K=1 and the system is on the stability border
Chapter 21.2.5 Delay unit in closed loop K=1.25
Call Desktop/ PID/07_sprzężenie_zwrotne_a_stabilność/04_czlon_opoz_-sprzez_1.25.zcos
Delay unit To=1sec K=1.25 with the feedback.
The oscillations are increasing up to +/-infinity
y(1) = 1.25*x(t) = + 1.250
y(2) = -1.25*y(1) = – 1.562
y(3) = -1.25*y(2) = + 1.953
y(4) = -1.25*y(3) = – 2.441
y(5) = -1.25*y(4) = + 3.051
y(6) = -1.25*y(5) = – 3.815
y(7) = -1.25*y(6) = + 4.768
y(8) = -1.25*y(7) = – 5.960
y(9) = -1.25*y(8) = + 7.451
K>1 and the system is unstable
Chapter 21.2.6 Conclusions
The delay unit with the feedback is:
–on the border….when k=1
Please note that the conclusion about closed loop stability/instability was based on open loop parameter K. It’s similar to the Nuquist benchmark–>Chapter 22.
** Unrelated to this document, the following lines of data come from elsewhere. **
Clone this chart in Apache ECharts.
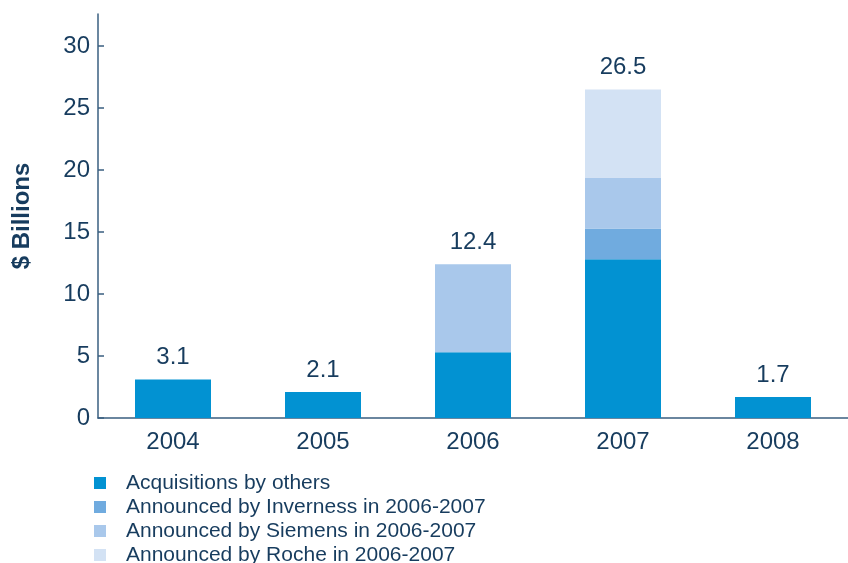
<!DOCTYPE html>
<html>
<head>
<meta charset="utf-8">
<script src="https://cdn.jsdelivr.net/npm/echarts@6/dist/echarts.min.js"></script>
<style>
html,body{margin:0;padding:0;background:#fff;}
#chart{width:848px;height:563px;}
</style>
</head>
<body>
<div id="chart"></div>
<script>
const categories = ['2004', '2005', '2006', '2007', '2008'];
const others    = [3.1, 2.1, 5.3, 12.8, 1.7];
const inverness = [null, null, null, 2.5, null];
const siemens   = [null, null, 7.1, 4.1, null];
const roche     = [null, null, null, 7.1, null];
const totals    = [3.1, 2.1, 12.4, 26.5, 1.7];
const yTicks    = [0, 5, 10, 15, 20, 25, 30];
const seriesNames = ['Acquisitions by others', 'Announced by Inverness in 2006-2007', 'Announced by Siemens in 2006-2007', 'Announced by Roche in 2006-2007'];
const colors = ['#0292d2', '#70abdf', '#a9c8eb', '#d3e2f4'];

const textColor = '#173c5e';
const axisColor = '#3a5f80';
const font = 'Liberation Sans, Arial, sans-serif';

const chart = echarts.init(document.getElementById('chart'), null, {renderer: 'canvas'});
const stackData = [others, inverness, siemens, roche];

const series = stackData.map((d, i) => ({
  name: seriesNames[i],
  type: 'bar',
  stack: 'total',
  barWidth: 76,
  data: d,
  itemStyle: {color: colors[i]},
  emphasis: {disabled: true}
}));
series.push({
  name: 'totals',
  type: 'bar',
  barWidth: 76,
  barGap: '-100%',
  data: totals,
  itemStyle: {color: 'rgba(0,0,0,0)'},
  silent: true,
  z: 1,
  label: {
    show: true,
    position: 'top',
    distance: 10,
    color: textColor,
    fontSize: 24,
    fontFamily: font,
    formatter: p => totals[p.dataIndex].toFixed(1)
  }
});

chart.setOption({
  animation: false,
  backgroundColor: '#fff',
  textStyle: {fontFamily: font},
  grid: {left: 98, right: -5, top: 14, bottom: 145, containLabel: false},
  legend: {
    data: seriesNames,
    orient: 'vertical',
    left: 94,
    top: 472,
    height: 200,
    padding: 0,
    icon: 'rect',
    itemWidth: 12,
    itemHeight: 12,
    itemGap: 2,
    selectedMode: false,
    textStyle: {
      color: textColor,
      fontSize: 21,
      fontFamily: font,
      lineHeight: 22,
      padding: [0, 0, 0, 15]
    }
  },
  xAxis: {
    type: 'category',
    data: categories,
    axisLine: {lineStyle: {color: axisColor, width: 1.5}},
    axisTick: {show: false},
    axisLabel: {color: textColor, fontSize: 24, fontFamily: font, margin: 12}
  },
  yAxis: {
    type: 'value',
    min: 0,
    max: 32.6,
    interval: 5,
    name: '$ Billions',
    nameLocation: 'middle',
    nameGap: 64,
    nameTextStyle: {color: textColor, fontSize: 24, fontWeight: 'bold', fontFamily: font},
    splitLine: {show: false},
    axisLine: {show: true, lineStyle: {color: axisColor, width: 1.5}},
    axisTick: {show: true, inside: true, length: 6, lineStyle: {color: axisColor, width: 1.5}, customValues: yTicks},
    axisLabel: {color: textColor, fontSize: 24, fontFamily: font, margin: 8, customValues: yTicks}
  },
  series: series
});
</script>
</body>
</html>
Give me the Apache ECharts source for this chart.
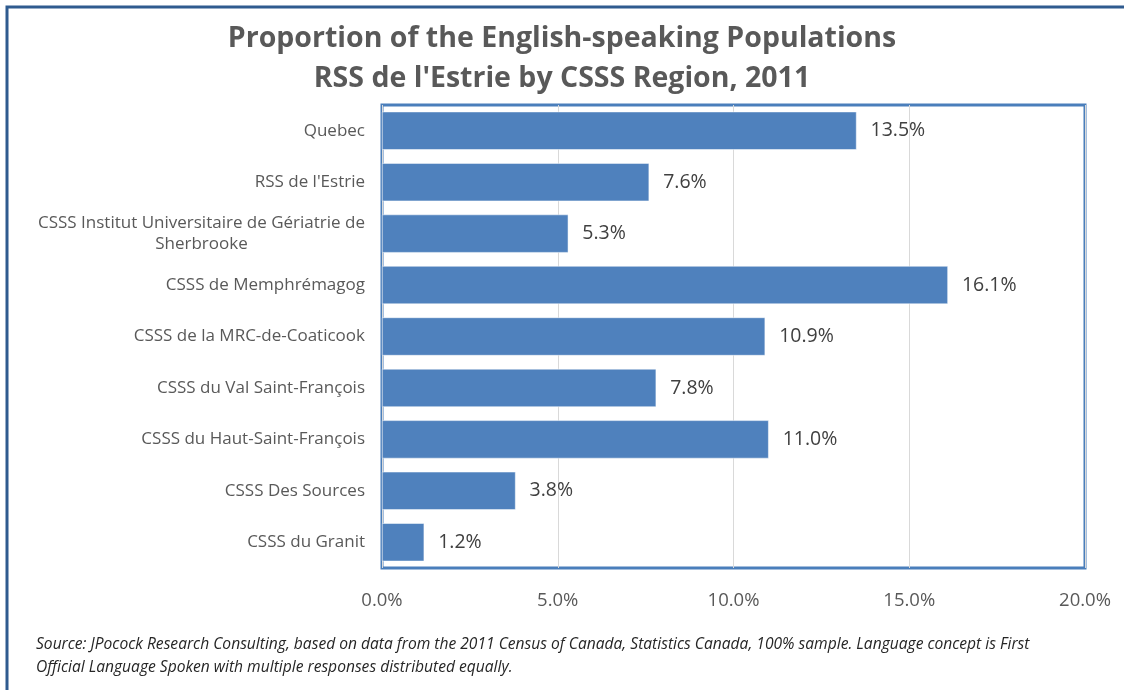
<!DOCTYPE html>
<html>
<head>
<meta charset="utf-8">
<script src="https://cdn.jsdelivr.net/npm/echarts@6/dist/echarts.min.js"></script>
<style>
  html, body { margin: 0; padding: 0; background: #ffffff; }
  #chart { width: 1124px; height: 690px; }
</style>
</head>
<body>
<div id="chart"></div>
<script>
// Regions of the RSS de l'Estrie, top to bottom
const regions = [
  'Quebec',
  "RSS de l'Estrie",
  'CSSS Institut Universitaire de Gériatrie de\nSherbrooke',
  'CSSS de Memphrémagog',
  'CSSS de la MRC-de-Coaticook',
  'CSSS du Val Saint-François',
  'CSSS du Haut-Saint-François',
  'CSSS Des Sources',
  'CSSS du Granit'
];
// Share of the population that is English-speaking (%)
const englishShare = [13.5, 7.6, 5.3, 16.1, 10.9, 7.8, 11.0, 3.8, 1.2];
// Value axis ticks (%)
const xTicks = [0, 5, 10, 15, 20];

const titleLines = [
  'Proportion of the English-speaking Populations',
  "RSS de l'Estrie by CSSS Region, 2011"
];
const sourceNote = [
  'Source: JPocock Research Consulting, based on data from the 2011 Census of Canada, Statistics Canada, 100% sample. Language concept is First',
  'Official Language Spoken with multiple responses distributed equally.'
];

const FONT = '"Open Sans", Lato, sans-serif';
const chart = echarts.init(document.getElementById('chart'));

chart.setOption({
  backgroundColor: '#ffffff',
  animation: false,
  title: {
    text: titleLines.join('\n'),
    left: 'center',
    top: 14,
    textStyle: {
      fontFamily: FONT,
      fontSize: 28.5,
      fontWeight: 'bold',
      color: '#595959',
      lineHeight: 40
    }
  },
  grid: {
    left: 382,
    right: 39,
    top: 105,
    bottom: 122,
    show: true,
    borderColor: '#4a7ebb',
    borderWidth: 3,
    containLabel: false
  },
  xAxis: {
    type: 'value',
    min: xTicks[0],
    max: xTicks[xTicks.length - 1],
    interval: xTicks[1] - xTicks[0],
    axisLine: { show: false },
    axisTick: { show: false },
    splitLine: { show: true, lineStyle: { color: '#d9d9d9', width: 1 } },
    axisLabel: {
      margin: 23,
      fontFamily: FONT,
      fontSize: 18.5,
      color: '#595959',
      formatter: v => v.toFixed(1) + '%'
    }
  },
  yAxis: {
    type: 'category',
    data: regions,
    inverse: true,
    axisLine: { show: false },
    axisTick: { show: false },
    axisLabel: {
      margin: 17,
      fontFamily: FONT,
      fontSize: 17,
      color: '#595959',
      formatter: v => v.split('\n').map(s => '{c|' + s + '}').join('\n'),
      rich: {
        c: { align: 'center', fontFamily: FONT, fontSize: 17, color: '#595959', lineHeight: 21 }
      }
    }
  },
  series: [{
    type: 'bar',
    data: englishShare,
    barCategoryGap: '26%',
    itemStyle: { color: '#4f81bd', borderColor: '#ffffff', borderWidth: 0.5 },
    label: {
      show: true,
      position: 'right',
      distance: 14,
      fontFamily: FONT,
      fontSize: 19.5,
      color: '#404040',
      formatter: p => p.value.toFixed(1) + '%'
    }
  }],
  graphic: [
    {
      type: 'rect',
      shape: { x: 7, y: 7, width: 1300, height: 900 },
      style: { fill: 'none', stroke: '#2f5b8f', lineWidth: 3 },
      silent: true
    },
    {
      type: 'text',
      left: 36,
      top: 633,
      style: {
        text: sourceNote.join('\n'),
        fontFamily: FONT,
        fontStyle: 'italic',
        fontSize: 15.6,
        lineHeight: 23,
        fill: '#262626'
      }
    }
  ]
});
</script>
</body>
</html>
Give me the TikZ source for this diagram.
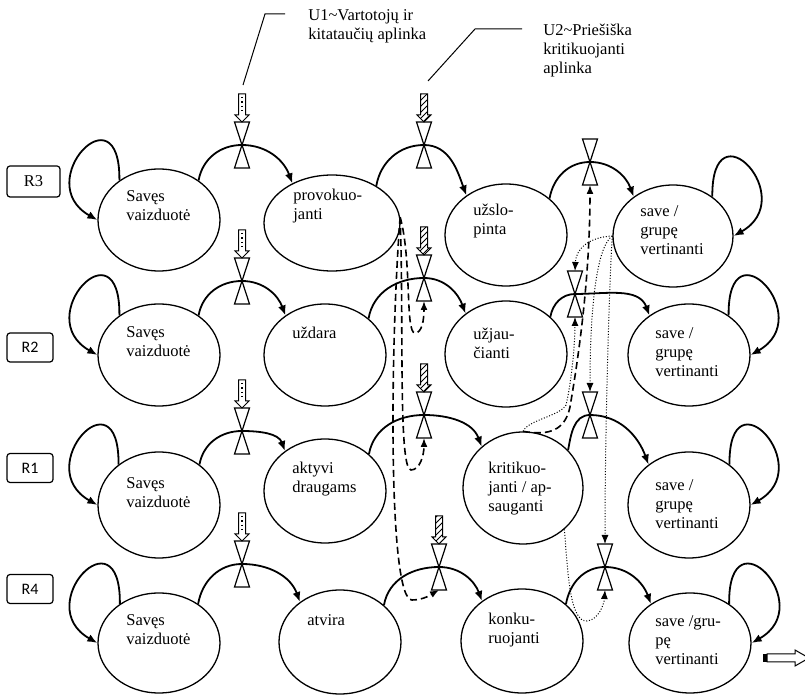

Chapter 21.3 The triple inertial unit with the feedback instability
Chapter 21.3.1 Introduction
We tested delay unit with the feedback. The main conclusion was that delay time To and gain K are a source of the instabilty. This unit and its analyzis is simple. The differential calculus wasn’t necessary here. The pure delay isn’t popular in the real objects. There are their multiinertia units approximations rather. By the way. The multiinertia units may be approximated as equivalent transfer function
Equivalent transfer function
Let’s arrange that triple inertial transfer function will be the representant of all objects.
Chapter 21.3.2 The triple inertial unit in open loop
The object will be tested by the short rectagle pulse -symilar to Dirac pulse. The time t=0.02sec and amplitude 50. So the pulse area-“energy”=50*0.02=1.
The input x(t) is acting during short time 3…3.02 sec. The pulse energy is stored in the G(s) and is offloaded during 3.02…11 sec then. Please compare with the pure delay unit Fig. 21-4. There is some analogy here, but the response is, hm how to say it, a liltle fuzzy. There is a maksimum in t=4.8 sec. ( 1.8 sec after x(t) ). It may be treated as a some kind of To delay time. The analogy to the ideal delay unit isn’t absolutely full, but the action mechanisms are symilar. The inertia and gain K casuses instability for example.
Chapter 21.3.3 The triple inertial with the feedback K=3
Input x(t) is symilar to Dirac.
The beginning is similar to the open loop–>Fig. 21-14 because y(t) output signal is small yet. But the negative feedback from y(t) causes its drop and even oscillations! Please note that maksimum is in the t=4.35 sec, earlier than in open loop Fig. 21-14. Do you observe the analogy to Fig. 21-6 with the delay unit?
Chapter 21.3.4 The triple inertial with the feedback K=7
Do you predict the increased gain K influence?
The oscillations are bigger now but the system is stable yet.
Chapter 21.3.4 The triple inertial with the feedback K=10.035
Why does K=10.035 exactly?
The system is on the instability border. See Fig. 21-8. There is delay unit on the instability border but K=1 other than K=10.035. What is the reason? My answer will be dusty rather. This continuous triple inertial object is more complicated than a simple delay unit. But I will try to explain it in the next Chapter 22. Nyquist stability benchmark subchapter 22.6.
When K=10.035–> the next amplitude is the same
When K<10.035–> the next amplitude is lower so there are decaying oscillations.
Are you Einstein? What does cause the K=12>10.035?
Chapter 21.3.4 The triple inertial with the feedback K=12
The next amplitude is bigger so there are arising oscillations up to +/-infinity. The system is instable.
Chapter 21.4 The triple inertial with the feedback -input signal x(t) is a step type
The input signal x(t) is a step type. Do you predict the behaviour?
Chapter. 21.4.2 Stable state
The steady state y(t)=0.75 state is compatible with with the classical formula.
Chapter. 21.4.3 Instable state
Some people say that steady gain Kz is nonsense for instable systems. I agree but there is something rational
The oscillations amplitude is growing up to +/-infinity. But y(t) output signal has a constant component y=0.923!